• OBJECTIVE: Transcribe the whole listing below without changing a word, but leave out every image.

## Begin

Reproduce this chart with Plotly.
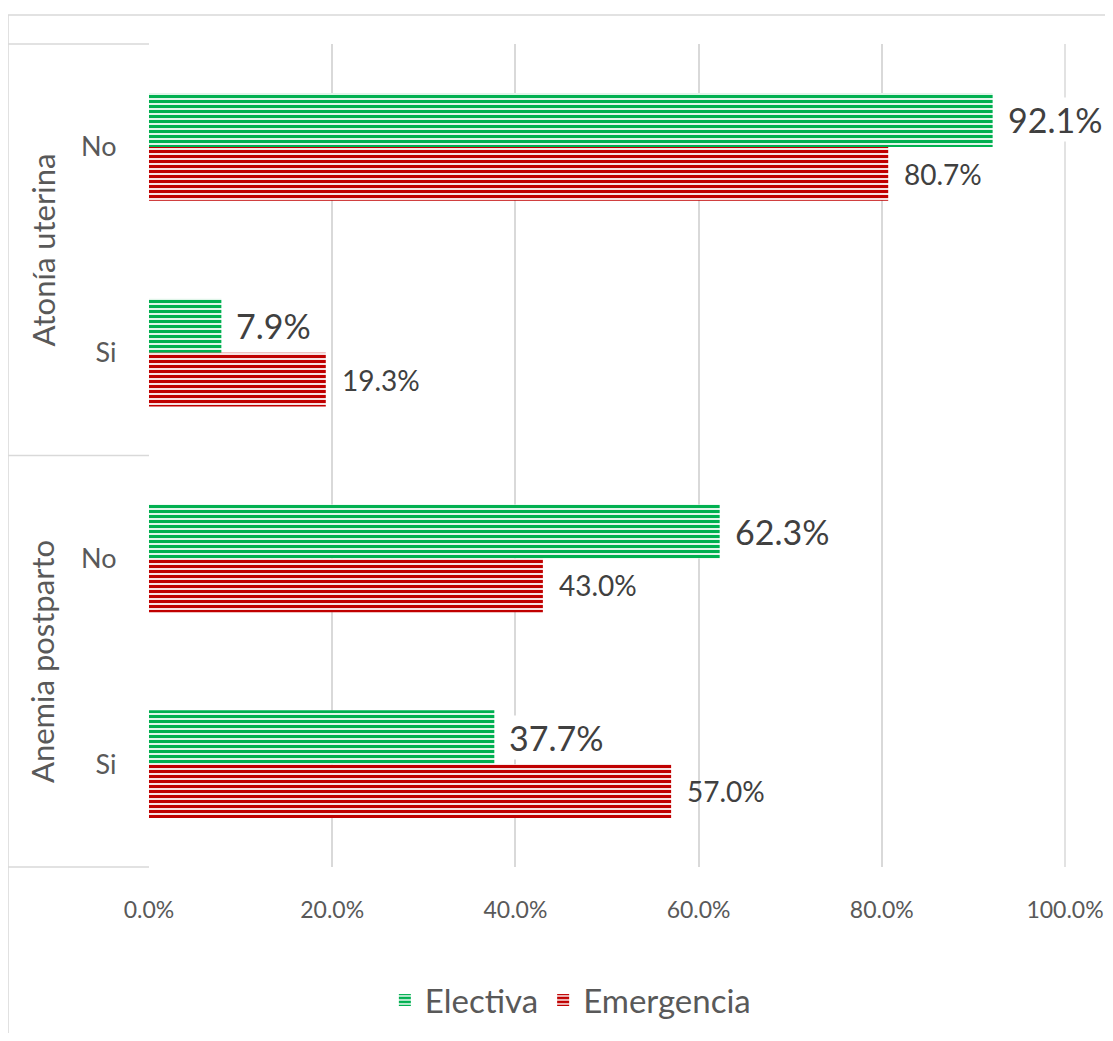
import plotly.graph_objects as go

# ---- data ----
groups = ["Atonía uterina", "Atonía uterina", "Anemia postparto", "Anemia postparto"]
answers = ["No", "Si", "No", "Si"]
electiva = [0.921, 0.079, 0.623, 0.377]
emergencia = [0.807, 0.193, 0.430, 0.570]
x_ticks = [0.0, 0.2, 0.4, 0.6, 0.8, 1.0]
group_names = ["Atonía uterina", "Anemia postparto"]

cats = [g + "|" + a for g, a in zip(groups, answers)]

FONT = "Lato"
TXT = "#595959"
GREEN = "#00B050"
RED = "#C00000"

fig = go.Figure()
fig.add_trace(go.Bar(
    y=cats, x=electiva, orientation="h", name="Electiva",
    marker=dict(color="white", line=dict(width=0),
                pattern=dict(shape="-", fgcolor=GREEN, fgopacity=1, bgcolor="white",
                             size=5, solidity=0.65, fillmode="replace")),
))
fig.add_trace(go.Bar(
    y=cats, x=emergencia, orientation="h", name="Emergencia",
    marker=dict(color="white", line=dict(width=0),
                pattern=dict(shape="-", fgcolor=RED, fgopacity=1, bgcolor="white",
                             size=5, solidity=0.65, fillmode="replace")),
))

annotations = []
for c, v in zip(cats, electiva):
    annotations.append(dict(x=v, y=c, xref="x", yref="y", text=f"{v*100:.1f}%",
                            showarrow=False, xanchor="left", xshift=13, yshift=27,
                            bgcolor="white",
                            font=dict(family=FONT, size=34, color="#404040")))
for c, v in zip(cats, emergencia):
    annotations.append(dict(x=v, y=c, xref="x", yref="y", text=f"{v*100:.1f}%",
                            showarrow=False, xanchor="left", xshift=14, yshift=-27,
                            font=dict(family=FONT, size=28, color="#404040")))
for i, g in enumerate(group_names):
    annotations.append(dict(x=-0.116, y=0.75 - 0.5 * i, xref="paper", yref="paper", text=g,
                            showarrow=False, textangle=-90, xanchor="center", yanchor="middle",
                            font=dict(family=FONT, size=31, color=TXT)))

LINE = dict(color="#D9D9D9", width=1.5)
shapes = [
    dict(type="rect", xref="paper", yref="paper", x0=-0.1539, x1=1.2, y0=-0.4, y1=1.0352,
         line=LINE, layer="below"),
    dict(type="line", xref="paper", yref="paper", x0=1, x1=1, y0=0, y1=1, line=LINE, layer="below"),
]
for yy in [0, 0.5, 1]:
    shapes.append(dict(type="line", xref="paper", yref="paper", x0=-0.1539, x1=0, y0=yy, y1=yy, line=LINE))

fig.update_layout(
    width=1097, height=1025,
    margin=dict(l=141, r=40, t=36, b=166),
    paper_bgcolor="white", plot_bgcolor="white",
    barmode="group", bargap=0.476, bargroupgap=0,
    font=dict(family=FONT, color=TXT),
    xaxis=dict(range=[0, 1], tickvals=x_ticks, tickformat=".1%",
               showgrid=True, gridcolor="#D9D9D9", gridwidth=1.5,
               zeroline=False, showline=False, automargin=False,
               ticklabeloverflow="allow",
               ticks="outside", ticklen=22, tickcolor="rgba(0,0,0,0)",
               tickfont=dict(family=FONT, size=23, color=TXT)),
    yaxis=dict(categoryorder="array", categoryarray=cats, autorange="reversed",
               tickvals=cats, ticktext=answers, automargin=False,
               showgrid=False, zeroline=False, showline=False,
               ticks="outside", ticklen=26, tickcolor="rgba(0,0,0,0)",
               tickfont=dict(family=FONT, size=27, color=TXT)),
    legend=dict(orientation="h", x=0.46, xanchor="center",
                yref="container", y=0.0322, yanchor="middle",
                font=dict(family=FONT, size=33, color=TXT), itemwidth=30),
    annotations=annotations,
    shapes=shapes,
)

fig.write_html("out.html")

## End

• THE ANSWER:
Reproduce this chart with Plotly.
import plotly.graph_objects as go

# ---- data ----
groups = ["Atonía uterina", "Atonía uterina", "Anemia postparto", "Anemia postparto"]
answers = ["No", "Si", "No", "Si"]
electiva = [0.921, 0.079, 0.623, 0.377]
emergencia = [0.807, 0.193, 0.430, 0.570]
x_ticks = [0.0, 0.2, 0.4, 0.6, 0.8, 1.0]
group_names = ["Atonía uterina", "Anemia postparto"]

cats = [g + "|" + a for g, a in zip(groups, answers)]

FONT = "Lato"
TXT = "#595959"
GREEN = "#00B050"
RED = "#C00000"

fig = go.Figure()
fig.add_trace(go.Bar(
    y=cats, x=electiva, orientation="h", name="Electiva",
    marker=dict(color="white", line=dict(width=0),
                pattern=dict(shape="-", fgcolor=GREEN, fgopacity=1, bgcolor="white",
                             size=5, solidity=0.65, fillmode="replace")),
))
fig.add_trace(go.Bar(
    y=cats, x=emergencia, orientation="h", name="Emergencia",
    marker=dict(color="white", line=dict(width=0),
                pattern=dict(shape="-", fgcolor=RED, fgopacity=1, bgcolor="white",
                             size=5, solidity=0.65, fillmode="replace")),
))

annotations = []
for c, v in zip(cats, electiva):
    annotations.append(dict(x=v, y=c, xref="x", yref="y", text=f"{v*100:.1f}%",
                            showarrow=False, xanchor="left", xshift=13, yshift=27,
                            bgcolor="white",
                            font=dict(family=FONT, size=34, color="#404040")))
for c, v in zip(cats, emergencia):
    annotations.append(dict(x=v, y=c, xref="x", yref="y", text=f"{v*100:.1f}%",
                            showarrow=False, xanchor="left", xshift=14, yshift=-27,
                            font=dict(family=FONT, size=28, color="#404040")))
for i, g in enumerate(group_names):
    annotations.append(dict(x=-0.116, y=0.75 - 0.5 * i, xref="paper", yref="paper", text=g,
                            showarrow=False, textangle=-90, xanchor="center", yanchor="middle",
                            font=dict(family=FONT, size=31, color=TXT)))

LINE = dict(color="#D9D9D9", width=1.5)
shapes = [
    dict(type="rect", xref="paper", yref="paper", x0=-0.1539, x1=1.2, y0=-0.4, y1=1.0352,
         line=LINE, layer="below"),
    dict(type="line", xref="paper", yref="paper", x0=1, x1=1, y0=0, y1=1, line=LINE, layer="below"),
]
for yy in [0, 0.5, 1]:
    shapes.append(dict(type="line", xref="paper", yref="paper", x0=-0.1539, x1=0, y0=yy, y1=yy, line=LINE))

fig.update_layout(
    width=1097, height=1025,
    margin=dict(l=141, r=40, t=36, b=166),
    paper_bgcolor="white", plot_bgcolor="white",
    barmode="group", bargap=0.476, bargroupgap=0,
    font=dict(family=FONT, color=TXT),
    xaxis=dict(range=[0, 1], tickvals=x_ticks, tickformat=".1%",
               showgrid=True, gridcolor="#D9D9D9", gridwidth=1.5,
               zeroline=False, showline=False, automargin=False,
               ticklabeloverflow="allow",
               ticks="outside", ticklen=22, tickcolor="rgba(0,0,0,0)",
               tickfont=dict(family=FONT, size=23, color=TXT)),
    yaxis=dict(categoryorder="array", categoryarray=cats, autorange="reversed",
               tickvals=cats, ticktext=answers, automargin=False,
               showgrid=False, zeroline=False, showline=False,
               ticks="outside", ticklen=26, tickcolor="rgba(0,0,0,0)",
               tickfont=dict(family=FONT, size=27, color=TXT)),
    legend=dict(orientation="h", x=0.46, xanchor="center",
                yref="container", y=0.0322, yanchor="middle",
                font=dict(family=FONT, size=33, color=TXT), itemwidth=30),
    annotations=annotations,
    shapes=shapes,
)

fig.write_html("out.html")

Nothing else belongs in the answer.